▸ Exercise task
Lines containing the string "chart" are to be collected in full.
--- Data ---
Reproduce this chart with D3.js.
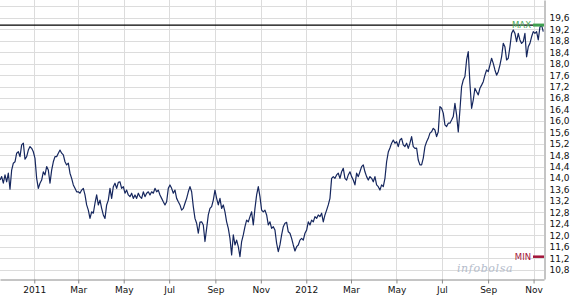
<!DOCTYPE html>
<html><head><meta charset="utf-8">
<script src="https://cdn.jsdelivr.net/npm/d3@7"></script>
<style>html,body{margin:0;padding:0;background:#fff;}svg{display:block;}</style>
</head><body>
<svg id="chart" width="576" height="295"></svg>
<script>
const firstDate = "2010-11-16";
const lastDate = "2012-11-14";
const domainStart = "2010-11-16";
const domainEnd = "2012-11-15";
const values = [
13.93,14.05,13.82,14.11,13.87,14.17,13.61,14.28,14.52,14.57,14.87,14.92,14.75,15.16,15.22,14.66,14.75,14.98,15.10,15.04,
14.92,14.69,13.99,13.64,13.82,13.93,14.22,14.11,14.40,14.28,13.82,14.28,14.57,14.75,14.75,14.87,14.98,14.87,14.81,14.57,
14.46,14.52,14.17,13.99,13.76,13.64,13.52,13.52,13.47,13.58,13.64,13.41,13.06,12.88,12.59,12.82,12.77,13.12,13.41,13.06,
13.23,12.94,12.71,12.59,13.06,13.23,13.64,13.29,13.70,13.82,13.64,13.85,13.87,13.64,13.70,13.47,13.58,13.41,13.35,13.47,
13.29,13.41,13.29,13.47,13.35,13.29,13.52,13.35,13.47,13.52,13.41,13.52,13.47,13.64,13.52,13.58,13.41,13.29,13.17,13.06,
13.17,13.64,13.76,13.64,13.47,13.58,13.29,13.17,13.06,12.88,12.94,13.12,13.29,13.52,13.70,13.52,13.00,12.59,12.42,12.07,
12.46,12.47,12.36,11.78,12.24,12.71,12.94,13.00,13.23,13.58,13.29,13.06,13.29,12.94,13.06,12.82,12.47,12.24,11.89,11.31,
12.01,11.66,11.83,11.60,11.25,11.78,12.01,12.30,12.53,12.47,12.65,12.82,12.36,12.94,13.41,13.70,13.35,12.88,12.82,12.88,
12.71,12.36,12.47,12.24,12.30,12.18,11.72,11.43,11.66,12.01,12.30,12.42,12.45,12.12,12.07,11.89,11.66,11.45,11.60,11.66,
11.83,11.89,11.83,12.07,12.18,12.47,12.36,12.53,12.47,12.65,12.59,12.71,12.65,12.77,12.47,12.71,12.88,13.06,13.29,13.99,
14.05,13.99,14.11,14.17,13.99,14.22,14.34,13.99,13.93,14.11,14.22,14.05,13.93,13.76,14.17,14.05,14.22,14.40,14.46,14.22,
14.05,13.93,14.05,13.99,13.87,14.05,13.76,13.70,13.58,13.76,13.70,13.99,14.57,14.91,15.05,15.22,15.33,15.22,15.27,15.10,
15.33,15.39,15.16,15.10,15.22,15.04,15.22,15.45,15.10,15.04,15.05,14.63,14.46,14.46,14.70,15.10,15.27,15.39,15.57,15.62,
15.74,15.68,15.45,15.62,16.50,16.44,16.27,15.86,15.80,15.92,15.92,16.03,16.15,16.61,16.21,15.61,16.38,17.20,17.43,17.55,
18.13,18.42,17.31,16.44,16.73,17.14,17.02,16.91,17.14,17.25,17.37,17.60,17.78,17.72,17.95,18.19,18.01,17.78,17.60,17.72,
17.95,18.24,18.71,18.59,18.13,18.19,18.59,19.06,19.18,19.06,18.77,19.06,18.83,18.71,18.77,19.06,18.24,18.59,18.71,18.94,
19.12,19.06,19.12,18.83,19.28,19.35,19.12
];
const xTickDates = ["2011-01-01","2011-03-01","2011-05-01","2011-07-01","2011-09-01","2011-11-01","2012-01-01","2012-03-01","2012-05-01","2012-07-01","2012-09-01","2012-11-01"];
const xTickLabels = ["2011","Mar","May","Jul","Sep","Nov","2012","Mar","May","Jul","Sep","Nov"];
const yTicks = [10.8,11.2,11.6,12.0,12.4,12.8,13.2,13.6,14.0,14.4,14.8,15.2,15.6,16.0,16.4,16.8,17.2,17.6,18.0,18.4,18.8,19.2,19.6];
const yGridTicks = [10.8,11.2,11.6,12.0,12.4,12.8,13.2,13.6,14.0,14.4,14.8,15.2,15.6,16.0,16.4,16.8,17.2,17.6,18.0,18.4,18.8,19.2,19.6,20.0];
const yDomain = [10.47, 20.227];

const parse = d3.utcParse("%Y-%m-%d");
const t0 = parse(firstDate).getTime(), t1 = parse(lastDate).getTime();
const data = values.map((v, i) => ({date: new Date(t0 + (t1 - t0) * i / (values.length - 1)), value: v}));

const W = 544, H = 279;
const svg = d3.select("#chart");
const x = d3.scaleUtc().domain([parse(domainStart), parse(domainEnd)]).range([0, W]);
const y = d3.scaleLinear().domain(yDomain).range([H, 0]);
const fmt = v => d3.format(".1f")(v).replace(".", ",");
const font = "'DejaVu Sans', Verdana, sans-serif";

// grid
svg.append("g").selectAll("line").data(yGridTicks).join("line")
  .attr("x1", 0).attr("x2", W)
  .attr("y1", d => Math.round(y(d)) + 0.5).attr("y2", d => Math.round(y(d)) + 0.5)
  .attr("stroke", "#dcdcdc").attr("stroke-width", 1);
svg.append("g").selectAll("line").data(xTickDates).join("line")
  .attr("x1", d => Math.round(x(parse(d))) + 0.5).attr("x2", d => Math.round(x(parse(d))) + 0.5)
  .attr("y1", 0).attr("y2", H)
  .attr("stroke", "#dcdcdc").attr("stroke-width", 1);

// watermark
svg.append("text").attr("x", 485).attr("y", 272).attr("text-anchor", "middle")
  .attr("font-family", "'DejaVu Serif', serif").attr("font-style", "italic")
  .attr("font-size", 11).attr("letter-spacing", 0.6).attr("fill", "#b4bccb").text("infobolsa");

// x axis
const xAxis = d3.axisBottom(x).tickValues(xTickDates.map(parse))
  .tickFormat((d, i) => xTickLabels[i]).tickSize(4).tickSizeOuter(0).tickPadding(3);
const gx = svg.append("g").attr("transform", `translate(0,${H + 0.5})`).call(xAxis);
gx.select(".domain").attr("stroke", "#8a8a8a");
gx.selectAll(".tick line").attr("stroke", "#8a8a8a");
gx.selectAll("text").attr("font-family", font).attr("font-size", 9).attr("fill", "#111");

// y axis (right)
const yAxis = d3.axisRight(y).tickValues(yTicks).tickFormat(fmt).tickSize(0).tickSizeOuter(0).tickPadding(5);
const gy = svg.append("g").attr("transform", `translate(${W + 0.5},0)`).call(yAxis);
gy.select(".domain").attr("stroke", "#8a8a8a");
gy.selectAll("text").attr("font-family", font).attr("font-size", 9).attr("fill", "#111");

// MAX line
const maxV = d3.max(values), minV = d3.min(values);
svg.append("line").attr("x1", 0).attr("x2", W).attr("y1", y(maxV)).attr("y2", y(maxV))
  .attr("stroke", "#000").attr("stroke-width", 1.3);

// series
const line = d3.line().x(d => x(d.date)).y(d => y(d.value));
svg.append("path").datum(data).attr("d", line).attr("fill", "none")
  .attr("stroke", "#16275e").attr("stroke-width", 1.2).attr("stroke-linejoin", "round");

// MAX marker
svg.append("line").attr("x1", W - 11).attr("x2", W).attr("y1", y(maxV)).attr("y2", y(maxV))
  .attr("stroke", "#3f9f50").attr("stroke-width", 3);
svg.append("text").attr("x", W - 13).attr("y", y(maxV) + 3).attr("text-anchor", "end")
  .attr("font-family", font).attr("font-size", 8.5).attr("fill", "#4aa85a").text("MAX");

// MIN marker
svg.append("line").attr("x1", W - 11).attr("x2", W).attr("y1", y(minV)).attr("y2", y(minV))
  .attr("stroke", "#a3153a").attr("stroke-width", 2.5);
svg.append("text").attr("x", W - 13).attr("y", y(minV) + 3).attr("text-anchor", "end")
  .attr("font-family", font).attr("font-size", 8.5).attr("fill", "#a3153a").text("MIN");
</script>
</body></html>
---
▸ Finished exercise
Reproduce this chart with D3.js.
<svg id="chart" width="576" height="295"></svg>
const svg = d3.select("#chart");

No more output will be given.